Repeat everything from the first line of the listing below through the line that contains "import plotly.graph_objects as go", exactly. Leave out pictures.

= = = = = = =

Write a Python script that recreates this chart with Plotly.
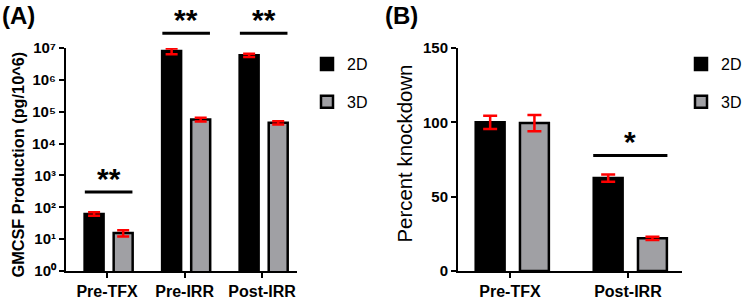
import math
import plotly.graph_objects as go

# ---------------- data ----------------
categories_A = ["Pre-TFX", "Pre-IRR", "Post-IRR"]
gmcsf_2d = [62, 8.0e6, 5.9e6]
gmcsf_2d_err = [8, 1.6e6, 7e5]
gmcsf_3d = [15.5, 5.7e4, 4.5e4]
gmcsf_3d_err = [3.5, 8e3, 5.5e3]
sig_A_x = [0, 1, 2]
sig_A_labels = ["**", "**", "**"]
sig_A_y = [300, 2.9e7, 2.9e7]
log_tickvals = [1, 10, 100, 1e3, 1e4, 1e5, 1e6, 1e7]
log_ticktext = ["10⁰", "10¹", "10²", "10³", "10⁴", "10⁵", "10⁶", "10⁷"]
title_A = "GMCSF Production (pg/10^6)"

categories_B = ["Pre-TFX", "Post-IRR"]
kd_2d = [100, 62.5]
kd_2d_err = [4.5, 2.4]
kd_3d = [99.5, 22]
kd_3d_err = [5.5, 1.1]
sig_B_x = [1]
sig_B_labels = ["*"]
sig_B_y = [77.7]
kd_tickvals = [0, 50, 100, 150]
title_B = "Percent knockdown"

series_names = ["2D", "3D"]

# ---------------- style ----------------
FONT = "Liberation Sans, Arial, sans-serif"
BLACK = "#000000"
GREY = "#a0a0a4"
RED = "#ff0000"
W = 0.245
OFF_2D, OFF_3D = -0.29, 0.085
ydom = [(300 - 271) / 300, (300 - 48) / 300]
LOG_MAX = 7
# invisible helper axis with the same scale as yaxis but reaching the top of the figure,
# so the significance bars above 10^7 are not hidden
ydom_sig = [ydom[0], 1.0]
log_max_sig = LOG_MAX * (ydom_sig[1] - ydom_sig[0]) / (ydom[1] - ydom[0])

fig = go.Figure()

def bars(x, y, err, name, color, off, xa, ya, legend, cap):
    fig.add_trace(go.Bar(
        x=x, y=y, name=name, width=W, offset=off,
        marker=dict(color=color, line=dict(color=BLACK, width=2.5)),
        error_y=dict(type="data", array=err, color=RED, thickness=2.5, width=cap),
        xaxis=xa, yaxis=ya, legend=legend, legendgroup=legend + name,
        showlegend=True,
    ))

xA = list(range(len(categories_A)))
xB = list(range(len(categories_B)))
bars(xA, gmcsf_2d, gmcsf_2d_err, series_names[0], BLACK, OFF_2D, "x", "y", "legend", 6)
bars(xA, gmcsf_3d, gmcsf_3d_err, series_names[1], GREY, OFF_3D, "x", "y", "legend", 6)
bars(xB, kd_2d, kd_2d_err, series_names[0], BLACK, OFF_2D, "x2", "y2", "legend2", 7)
bars(xB, kd_3d, kd_3d_err, series_names[1], GREY, OFF_3D, "x2", "y2", "legend2", 7)

# significance bars (markers) + stars (annotations)
grp_center = (OFF_2D + OFF_3D + W) / 2
star_annotations = []
def sig(xs, ys, labels, xa, ya, size, log_axis):
    px = [x + grp_center for x in xs]
    fig.add_trace(go.Scatter(
        x=px, y=ys, mode="markers", cliponaxis=False, showlegend=False, hoverinfo="skip",
        marker=dict(symbol="line-ew", size=size, line=dict(color=BLACK, width=3)),
        xaxis=xa, yaxis=ya))
    for x, y, lab in zip(px, ys, labels):
        star_annotations.append(dict(
            text=lab, x=x, y=math.log10(y) if log_axis else y,
            xref=xa, yref=ya, xanchor="center", yanchor="middle", yshift=14,
            showarrow=False, font=dict(family=FONT, size=30, color=BLACK, weight="bold")))

sig(sig_A_x, sig_A_y, sig_A_labels, "x", "y3", 34, True)
sig(sig_B_x, sig_B_y, sig_B_labels, "x2", "y2", 53, False)

axis_common = dict(showline=True, linecolor=BLACK, linewidth=2, ticks="outside",
                   tickcolor=BLACK, tickwidth=2, showgrid=False, zeroline=False,
                   automargin=False)

fig.update_layout(
    width=749, height=300, margin=dict(l=0, r=0, t=0, b=0),
    plot_bgcolor="rgba(0,0,0,0)", paper_bgcolor="white",
    font=dict(family=FONT, color=BLACK),
    xaxis=dict(domain=[66 / 749, 297 / 749], range=[-0.53, 2.45],
               tickvals=xA, ticktext=categories_A, ticklen=5,
               tickfont=dict(size=16, weight="bold"), **axis_common),
    yaxis=dict(domain=ydom, type="log", range=[0, LOG_MAX],
               tickvals=log_tickvals, ticktext=log_ticktext, ticklen=5,
               tickfont=dict(size=15, weight="bold"), **axis_common),
    yaxis3=dict(domain=ydom_sig, type="log", range=[0, log_max_sig], anchor="x",
                visible=False, showgrid=False, zeroline=False, automargin=False),
    xaxis2=dict(domain=[458 / 749, 682 / 749], range=[-0.44, 1.458],
                tickvals=xB, ticktext=categories_B, ticklen=5,
                tickfont=dict(size=16, weight="bold"), anchor="y2", **axis_common),
    yaxis2=dict(domain=ydom, range=[0, 150], tickvals=kd_tickvals, ticklen=5,
                tickfont=dict(size=15, weight="bold"), anchor="x2", **axis_common),
    legend=dict(x=307 / 749, y=1 - 47 / 300, xanchor="left", yanchor="top",
                font=dict(size=16), tracegroupgap=14, bgcolor="rgba(0,0,0,0)"),
    legend2=dict(x=681 / 749, y=1 - 47 / 300, xanchor="left", yanchor="top",
                 font=dict(size=16), tracegroupgap=14, bgcolor="rgba(0,0,0,0)"),
    annotations=[
        dict(text="<b>(A)</b>", x=0, y=1, xref="paper", yref="paper", xanchor="left",
             yanchor="top", showarrow=False, font=dict(size=24)),
        dict(text="<b>(B)</b>", x=383 / 749, y=1, xref="paper", yref="paper", xanchor="left",
             yanchor="top", showarrow=False, font=dict(size=24)),
        dict(text="<b>" + title_A + "</b>", textangle=-90, x=17.5 / 749, y=1 - 165 / 300,
             xref="paper", yref="paper", xanchor="center", yanchor="middle",
             showarrow=False, font=dict(size=16.3)),
        dict(text=title_B, textangle=-90, x=404.5 / 749, y=1 - 154 / 300,
             xref="paper", yref="paper", xanchor="center", yanchor="middle",
             showarrow=False, font=dict(size=20.4)),
    ] + star_annotations,
)

fig.write_html("out.html", config={"displayModeBar": False},
               post_script="document.body.style.margin='0px';document.body.style.overflow='hidden';")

= = = = = = =

Exercise response ->
Write a Python script that recreates this chart with Plotly.
import math
import plotly.graph_objects as go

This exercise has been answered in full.